# Dewalt DW733 Planer



## slopjock78 (Nov 16, 2011)

So the next tool that I am wanting to add to my new shop is a Planer. I've found a used DW733 in my local paper. Runs good and comes with 3 sets of knives. Asking price is $225. What is everyones opinion on this planer? Good prices at $225 or do i need to get it for less to make it worth while. I've heard this is just the 2 blade version of the newer DW734. is it worth it to spend the extra money and get the DW734 or even the more expensive DW735? Money is not a HUGE factor, but dont want to just throw my money away either if not needed. Will i be happy starting out with a used DW733 or should i save my money and get one of the newer models?

thanks for the advice
josh


----------



## FatherHooligan (Mar 27, 2008)

I have a 733 and really like it, but it is the only planer I've owned or used (other than big commercial machines at the college). I've been very happy with the surfaces created, the minimal snipe (when the tables are set up correctly) and the reliability. Should you get a newer one? Hard for me to answer that one except to mention that you would be buying an older machine which means there has been some wear on it, on the other hand there are LJs that consider the older machines to be better built. If I had the scratch I'd probably not spend it on the three blade version as I am happy with the surface the 733 generates, I suspect the important part of that surfacing is keeping the blades sharper than razors. If I didn't already have a planer and had the scratch for the two speed 3 blade delta I'd probably spring for the newer model…but then I like buying new, my budget doesn't but I do LOL!. It sounds like a good price to me.


----------



## BillWhite (Jul 23, 2007)

I have had my 733 for 10+ years. Great machine. Keep the rollers clean, keep it blown out (chips), keep the tables waxed. Make sure that you get the blade setting jigs and the wrench that came with it.
Bill


----------



## TheDane (May 15, 2008)

I bought my DW733 used for $200 in 2005 … never had a problem with it, and never regretted the purchase. Mine was complete (manual, jigs, wrenches, dust chute, etc.) ... the guy even threw in a spare belt and an extra set of blades. He also showed me how to set the infeed/outfeed tables to reduce or eliminate snipe.

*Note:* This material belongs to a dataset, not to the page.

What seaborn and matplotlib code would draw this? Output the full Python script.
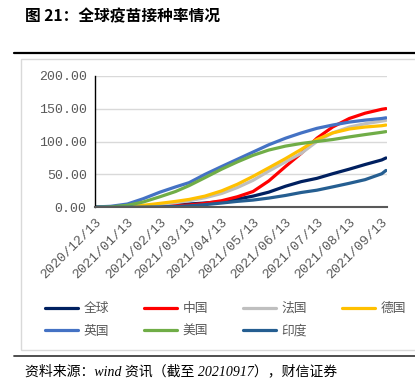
import matplotlib
matplotlib.use("Agg")
import matplotlib.pyplot as plt
from matplotlib.lines import Line2D
from matplotlib.patches import Rectangle
from matplotlib.ticker import FuncFormatter
import seaborn as sns
import pandas as pd

# ---------------- data ----------------
dates = ["2020-12-13", "2020-12-28", "2021-01-13", "2021-01-28", "2021-02-13",
         "2021-02-28", "2021-03-13", "2021-03-28", "2021-04-13", "2021-04-28",
         "2021-05-13", "2021-05-28", "2021-06-13", "2021-06-28", "2021-07-13",
         "2021-07-28", "2021-08-13", "2021-08-28", "2021-09-13", "2021-09-17"]

series_names = ["全球", "中国", "法国", "德国", "英国", "美国", "印度"]

global_vals = [0, 0.2, 0.5, 1.2, 2.2, 3.5, 5, 6.5, 8.6, 12.5,
               17, 23, 32, 39, 44, 51, 58, 65, 72, 75]
china_vals = [0, 0.2, 0.5, 1.2, 2, 2.8, 3.5, 6, 10, 16,
              24, 40, 62, 82, 105, 122, 135, 143, 149, 150]
france_vals = [0, 0, 0.5, 2, 4.5, 7, 10, 14.5, 21, 30,
               41, 55, 69, 82, 100, 113, 122, 127, 131, 132]
germany_vals = [0, 0.1, 1, 3, 6, 9, 12, 17, 25, 35,
                47, 60, 74, 88, 103, 113, 119, 122, 124, 125]
uk_vals = [0.5, 1.5, 5, 13, 23, 31, 37.5, 50, 62, 73,
           84, 95, 105, 113, 120, 125, 129.5, 132.5, 135, 136]
us_vals = [0, 0.7, 3, 8, 16, 24, 33, 45, 58, 69,
           79, 87, 93, 97, 100, 103, 107, 110.5, 114, 115]
india_vals = [0, 0, 0, 0.3, 0.6, 1.2, 2.2, 4, 6.5, 9,
              11, 14, 18, 22.5, 26, 31, 36.5, 42, 51, 56]

tick_labels = ["2020/12/13", "2021/01/13", "2021/02/13", "2021/03/13", "2021/04/13",
               "2021/05/13", "2021/06/13", "2021/07/13", "2021/08/13", "2021/09/13"]
y_ticks = [0, 50, 100, 150, 200]

colors = ["#002060", "#FF0000", "#BFBFBF", "#FFC000", "#4472C4", "#70AD47", "#255E91"]

title_text = "图 21：全球疫苗接种率情况"
source_text = "资料来源：wind 资讯（截至 20210917），财信证券"

# ---------------- build table ----------------
all_vals = [global_vals, china_vals, france_vals, germany_vals, uk_vals, us_vals, india_vals]
rows = []
for name, vals in zip(series_names, all_vals):
    for d, v in zip(dates, vals):
        rows.append({"date": pd.Timestamp(d), "value": v, "series": name})
df = pd.DataFrame(rows)

# ---------------- figure ----------------
sns.set_theme(style="white")
plt.rcParams["font.family"] = ["Noto Sans CJK SC", "DejaVu Sans"]

W, H = 415, 392
fig = plt.figure(figsize=(W / 100, H / 100), dpi=100)
ax = fig.add_axes([95 / W, 1 - 207.3 / H, (386.5 - 95) / W, (207.3 - 75.7) / H])

sns.lineplot(data=df, x="date", y="value", hue="series", hue_order=series_names,
             palette=colors, linewidth=2.3, ax=ax, legend=False)

ax.set_ylim(0, 200)
ax.set_xlim(pd.Timestamp("2020-12-13"), pd.Timestamp("2021-09-17 12:00"))
ax.set_yticks(y_ticks)
ax.yaxis.set_major_formatter(FuncFormatter(lambda v, p: f"{v:.2f}"))
ax.set_xticks([pd.Timestamp(t.replace("/", "-")) for t in tick_labels])
ax.set_xticklabels(tick_labels)
ax.set_xlabel("")
ax.set_ylabel("")

ax.grid(axis="y", color="#D9D9D9", linewidth=1.0)
ax.set_axisbelow(True)
for s in ["top", "right"]:
    ax.spines[s].set_visible(False)
ax.spines["left"].set_color("#000000")
ax.spines["left"].set_linewidth(1.0)
ax.spines["bottom"].set_color("#595959")
ax.spines["bottom"].set_linewidth(1.5)

ax.tick_params(axis="both", which="major", direction="out", length=4, width=1,
               colors="#595959", labelcolor="#595959", pad=2)
ax.tick_params(axis="y", color="#000000")
for lab in ax.get_yticklabels():
    lab.set_fontfamily("Liberation Mono")
    lab.set_fontsize(9.5)
for lab in ax.get_xticklabels():
    lab.set_fontfamily("Liberation Mono")
    lab.set_fontsize(9.5)
    lab.set_rotation(45)
    lab.set_ha("right")
    lab.set_va("top")
    lab.set_rotation_mode("anchor")

# legend (row-wise order: matplotlib fills columns first)
order = [0, 4, 1, 5, 2, 6, 3]
handles = [Line2D([0], [0], color=colors[i], linewidth=2.3) for i in order]
labels = [series_names[i] for i in order]
leg = ax.legend(handles, labels, ncol=4, loc="upper left",
                bbox_to_anchor=(45 / W, 1 - 302 / H), bbox_transform=fig.transFigure,
                frameon=False, fontsize=9.2, handlelength=2.6, handletextpad=0.4,
                columnspacing=2.75, labelspacing=0.75, borderpad=0, borderaxespad=0)
for t in leg.get_texts():
    t.set_color("#595959")

# decorations
fig.text(25 / W, 1 - 16 / H, title_text, fontsize=11.3, fontweight="bold",
         ha="left", va="center", color="#000000")
fig.add_artist(Line2D([14 / W, 1], [1 - 52.7 / H] * 2, color="#000000", linewidth=1.6))
fig.add_artist(Rectangle((21 / W, 1 - 350 / H), 1.0, (350 - 58.5) / H,
                         transform=fig.transFigure, fill=False,
                         edgecolor="#D9D9D9", linewidth=1.0))
fig.add_artist(Line2D([14 / W, 1], [1 - 355.7 / H] * 2, color="#404040", linewidth=1.3))
fig.text(25 / W, 1 - 371 / H, source_text, fontsize=10, style="italic",
         family=["Liberation Serif", "Noto Sans CJK SC"], ha="left", va="center",
         color="#000000")

fig.savefig("out.png", dpi=100)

I did add the Wixey digital height gauge a couple of years ago. It is not a bad add-on, but it eats batteries (CR2302) like crazy. I'm careful to shut the Wixey off before I stow the planer, but 9 times out of ten, the battery is dead the next time I need the planer.

-Gerry


----------



## richgreer (Dec 25, 2009)

Let me join the chorus and sing the praises of the 733. I've had mine for over 10 years without any problems.

I've seen some comments lately about the newer 734 and I wonder if there has been a deterioration in quality of these planers lately. I have yet to read a negative comment about the older 733.

My 733 came with a plastic dust chute with a 2.5" port. The plastic did not hold up. I replaced it with a metal dust chute with a 4" port. It works great and captures virtually all of the dust and chips.

Note that this is a very loud machine. Make certain to use hearing protection.


----------



## slopjock78 (Nov 16, 2011)

well i have contacted the seller and I'm going to look at it tonight after work. He said its about 8 years old and has been very well taken care of. He recently bought a commercial 15" planer so this one can go. He said it has everything it came with new, along with 2 extra sets of blades. Sounds like he's pretty firm on the $225 so we'll see if i can get him moved a little off that…..


----------



## BillWhite (Jul 23, 2007)

"My 733 came with a plastic dust chute with a 2.5" port"

Hmmmm? Mine has a metal dust frame with a 4" port and a 2 1/2" adapter. I can hook mine directly to the 4" hose on the DC. I've used it with both hoses. The 4" works best for sure, but the 2 1/2" is a bunch better than just blowin' chips all over the shop.
Bill


----------



## richgreer (Dec 25, 2009)

Bill - - I think whether you have a plastic or metal dust chute depends on when you bought it. I bought mine over 10 years ago. I think they originally sold it with the plastic chute and switched to the, much better, metal chute later.


----------



## TheDane (May 15, 2008)

Mine has a composite/rubber dust chute with a 4" port out the left side that I connect directly to by dust collector.

-Gerry


----------



## slopjock78 (Nov 16, 2011)

Well just an update for everyone. I stopped over at the guys place last night and the planer was in VERY nice shape. he said it was 8 yrs old, but it didnt look any older then a year or two. It was obviously well taken care of. He ran a couple of short boards through it quickly for me. Looks like it might need some very minor adjustment, or could be cause the board he ran through was only about 8 in long. however i was very pleased with its appearance. he was asking $225 for the planer, everything it came with as new, and 2 extra sets of blades. i offered him $200 cash and he took it. So i drove home a very happy and a proud new owner of a DW733 planer. now, onto my next purchase….a router table

thanks for all the advice guys
josh


----------



## NiteWalker (May 7, 2011)

Congrats on the planer!
For a router table, wiat for the rockler set to go on slae if you're intent on buying or IMHO, build one!


----------



## TheDane (May 15, 2008)

Josh-You will not be sorry!

-Gerry


----------



## fussy (Jan 18, 2010)

Josh,

Save money and go to Fww Mar/Apr 2004 issue and look for the article A Very Versitile Touter Table by Kevin McLaughlin. Build it; I did and am very happy. Accomodates vertical table mount, horizontal mount. and overhead and pin routing. Build for nothing using scrap. It's the best I have ever seen. If you can't find it or access in, pm me and I'll help with the pdf. It's a simple bild. I could do it.

Steve


----------